Bölgede etnik ve dini gruplar temelli çatışmaların üzerine oturan devamlı bir kargaşayı öngören bu plan, son dönemde İsrail ve Suudi Arabistan’ın da güvenliğini hatta toprak bütünlüğünü tehdit eder bir hal aldı.
Başta İngiltere olmak üzere NATO ülkelerinin üst üste Filistin yönetimini tanımaları ve son olarak ABD’den gelen “Filistin’de işgale son verin” çağrısını bu plan içinde değerlendiren uzmanlar mevcut.
Keza bu plan dâhilinde Şii-Sünni çatışmasını destekleyen Suudi Arabistan, bugün bölgede attığı nifak tohumlarının sonuçlarını başta Bahreyn olmak üzere Körfez’deki komşuları ve hatta içinde yaşamaktadır.
Nüfusun %25’nin Şiilerden oluştuğu Suudi Arabistan’da, geçtiğimiz haftalarda Şiilere yönelik saldırı haberlerinde artış yaşanmıştır.

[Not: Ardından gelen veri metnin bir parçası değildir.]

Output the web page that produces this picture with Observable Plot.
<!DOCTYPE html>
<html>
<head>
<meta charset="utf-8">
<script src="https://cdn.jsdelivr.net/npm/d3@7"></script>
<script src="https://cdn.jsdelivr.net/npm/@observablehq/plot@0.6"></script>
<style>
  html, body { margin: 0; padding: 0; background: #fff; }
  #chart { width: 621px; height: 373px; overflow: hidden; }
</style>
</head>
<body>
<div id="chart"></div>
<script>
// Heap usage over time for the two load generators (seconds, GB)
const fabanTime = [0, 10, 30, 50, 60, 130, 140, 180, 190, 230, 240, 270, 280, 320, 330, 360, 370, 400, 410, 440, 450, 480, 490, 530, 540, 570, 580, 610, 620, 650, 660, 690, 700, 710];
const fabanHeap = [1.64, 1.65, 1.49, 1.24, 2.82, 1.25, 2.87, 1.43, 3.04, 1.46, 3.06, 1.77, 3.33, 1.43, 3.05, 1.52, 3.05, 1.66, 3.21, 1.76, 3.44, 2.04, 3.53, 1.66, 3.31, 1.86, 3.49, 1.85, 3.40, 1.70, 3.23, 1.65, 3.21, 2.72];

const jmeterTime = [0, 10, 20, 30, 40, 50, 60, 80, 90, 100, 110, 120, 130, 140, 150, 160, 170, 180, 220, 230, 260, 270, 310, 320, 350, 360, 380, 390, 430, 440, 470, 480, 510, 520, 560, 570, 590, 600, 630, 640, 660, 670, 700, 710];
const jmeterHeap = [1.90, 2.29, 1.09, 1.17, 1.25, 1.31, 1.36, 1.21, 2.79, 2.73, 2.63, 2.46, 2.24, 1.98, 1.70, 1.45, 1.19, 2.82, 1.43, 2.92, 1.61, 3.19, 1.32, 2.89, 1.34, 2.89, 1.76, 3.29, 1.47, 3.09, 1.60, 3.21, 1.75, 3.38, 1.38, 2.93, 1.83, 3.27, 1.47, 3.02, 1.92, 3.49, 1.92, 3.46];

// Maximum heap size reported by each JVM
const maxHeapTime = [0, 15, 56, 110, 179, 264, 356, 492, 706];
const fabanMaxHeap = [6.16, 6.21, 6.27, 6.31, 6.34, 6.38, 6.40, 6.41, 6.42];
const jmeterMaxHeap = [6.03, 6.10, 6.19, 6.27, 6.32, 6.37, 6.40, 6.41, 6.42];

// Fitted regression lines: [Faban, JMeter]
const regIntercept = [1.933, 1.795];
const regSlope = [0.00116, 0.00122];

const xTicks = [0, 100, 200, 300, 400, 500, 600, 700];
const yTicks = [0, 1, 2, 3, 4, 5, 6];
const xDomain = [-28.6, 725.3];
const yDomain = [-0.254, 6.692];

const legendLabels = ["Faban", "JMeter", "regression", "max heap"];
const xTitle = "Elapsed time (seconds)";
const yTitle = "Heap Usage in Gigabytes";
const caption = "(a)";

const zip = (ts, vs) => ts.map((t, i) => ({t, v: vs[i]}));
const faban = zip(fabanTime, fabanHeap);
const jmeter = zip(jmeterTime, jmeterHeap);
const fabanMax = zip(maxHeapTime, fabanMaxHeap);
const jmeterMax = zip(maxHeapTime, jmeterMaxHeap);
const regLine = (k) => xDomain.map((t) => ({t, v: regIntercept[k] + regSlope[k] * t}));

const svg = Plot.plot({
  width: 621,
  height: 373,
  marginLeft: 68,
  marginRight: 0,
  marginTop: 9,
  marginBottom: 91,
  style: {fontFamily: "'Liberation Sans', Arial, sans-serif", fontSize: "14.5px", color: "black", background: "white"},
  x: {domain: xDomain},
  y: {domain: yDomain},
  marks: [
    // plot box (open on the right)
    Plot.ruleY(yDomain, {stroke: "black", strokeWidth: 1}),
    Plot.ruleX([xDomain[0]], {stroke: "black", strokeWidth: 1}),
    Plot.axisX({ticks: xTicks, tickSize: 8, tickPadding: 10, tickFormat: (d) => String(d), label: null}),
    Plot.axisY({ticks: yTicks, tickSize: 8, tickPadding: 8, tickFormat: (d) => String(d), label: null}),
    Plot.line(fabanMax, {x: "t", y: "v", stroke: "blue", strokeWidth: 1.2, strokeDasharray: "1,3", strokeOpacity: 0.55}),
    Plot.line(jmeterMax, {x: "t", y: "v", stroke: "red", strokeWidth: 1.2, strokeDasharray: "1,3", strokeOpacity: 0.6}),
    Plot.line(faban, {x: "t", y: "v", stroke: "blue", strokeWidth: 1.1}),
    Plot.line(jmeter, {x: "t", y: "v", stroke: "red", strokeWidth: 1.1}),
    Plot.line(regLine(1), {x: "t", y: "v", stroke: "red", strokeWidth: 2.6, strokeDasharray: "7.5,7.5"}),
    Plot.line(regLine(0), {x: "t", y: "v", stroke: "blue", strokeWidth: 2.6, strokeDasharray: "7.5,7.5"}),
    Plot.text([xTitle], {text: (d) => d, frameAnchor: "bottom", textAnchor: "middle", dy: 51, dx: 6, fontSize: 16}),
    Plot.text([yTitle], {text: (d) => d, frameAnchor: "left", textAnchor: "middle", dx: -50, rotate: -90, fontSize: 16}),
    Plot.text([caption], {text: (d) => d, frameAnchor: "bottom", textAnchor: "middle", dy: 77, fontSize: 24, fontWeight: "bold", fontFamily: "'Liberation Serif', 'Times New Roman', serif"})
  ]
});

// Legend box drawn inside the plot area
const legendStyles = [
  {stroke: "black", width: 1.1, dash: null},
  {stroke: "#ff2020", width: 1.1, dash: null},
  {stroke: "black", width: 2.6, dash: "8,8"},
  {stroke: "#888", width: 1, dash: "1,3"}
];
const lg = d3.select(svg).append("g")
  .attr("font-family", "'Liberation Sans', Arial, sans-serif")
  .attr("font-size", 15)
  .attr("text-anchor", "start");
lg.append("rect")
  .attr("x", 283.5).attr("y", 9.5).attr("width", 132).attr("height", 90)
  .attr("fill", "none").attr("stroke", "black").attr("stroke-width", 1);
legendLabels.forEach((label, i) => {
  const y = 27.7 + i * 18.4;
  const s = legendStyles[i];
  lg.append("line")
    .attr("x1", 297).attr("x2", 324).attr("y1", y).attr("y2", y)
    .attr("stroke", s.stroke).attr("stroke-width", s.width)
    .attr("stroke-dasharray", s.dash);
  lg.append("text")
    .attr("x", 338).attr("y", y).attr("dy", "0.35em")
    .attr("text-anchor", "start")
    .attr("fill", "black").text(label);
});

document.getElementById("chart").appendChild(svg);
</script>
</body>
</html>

Veriler, Suudilerin iç güvenliğinin tehdit altında olduğunu gösteriyor.
Değişen ABD dış siyaseti AKP’yi de zora sokmuştur.

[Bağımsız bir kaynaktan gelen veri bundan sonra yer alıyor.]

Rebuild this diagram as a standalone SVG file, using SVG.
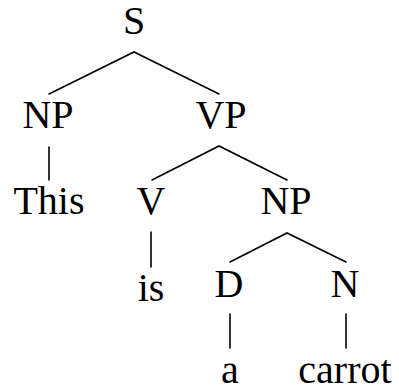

AKP’nin Suriye ve Mısır siyasetleri boşa çıkmış ve bölgede yalnızlaşmıştır.
Erdoğan’ın Rusya ve Çin üzerinden Şanghay Birliği’ne yakınlaşma çabalarının ve Riyad ziyareti sonrası yaptığı “Suudi Arabistan’la siyasi olarak örtüşüyoruz” açıklamasının altında, ABD’ye alternatif arayışı yatmaktadır.
CUMHURİYET YIKILMAZ
Cemaat ile yaşanan kavga, TSK’dan af dilenmesi ve AKP içindeki çatlak, ABD ile yaşanan kırılmanın iç siyasetteki izdüşümleridir.
Yazının başında sorduğumuz sorunun cevabına gelince...
Netanyahu ne kadar antiemperyalist, Suudi Kral’ı ne kadar ilerici ise Erdoğan da o kadar millicidir!
ABD dış politikasındaki değişiklik, göbek bağı ile Atlantik’e bağlı olan Erdoğan ve AKP iktidarının devrilmesine neden olabilir.
Eğer Erdoğan siyasi varlığını sürdürmek adına ABD ile olan göbek bağını kesmeye kalkışırsa, Türkiye’nin anti-emperyalist kuvvetlerinin buna karşı çıkma lüksü mevcut değildir.
Varlıklarını ABD’ye borçlu olan İsrail, Suudi Arabistan ve AKP iktidarından farklı olarak, Türkiye Cumhuriyeti köklerini emperyalizme karşı verilmiş bir kurtuluş savaşından almaktadır.
Yarın Erdoğan ve AKP iktidarı devrilse bile, Mustafa Kemal Atatürk’ün bütün dünyaya ilan ettiği gibi “Türkiye Cumhuriyeti ilelebet payidar” kalmaya devam edecektir.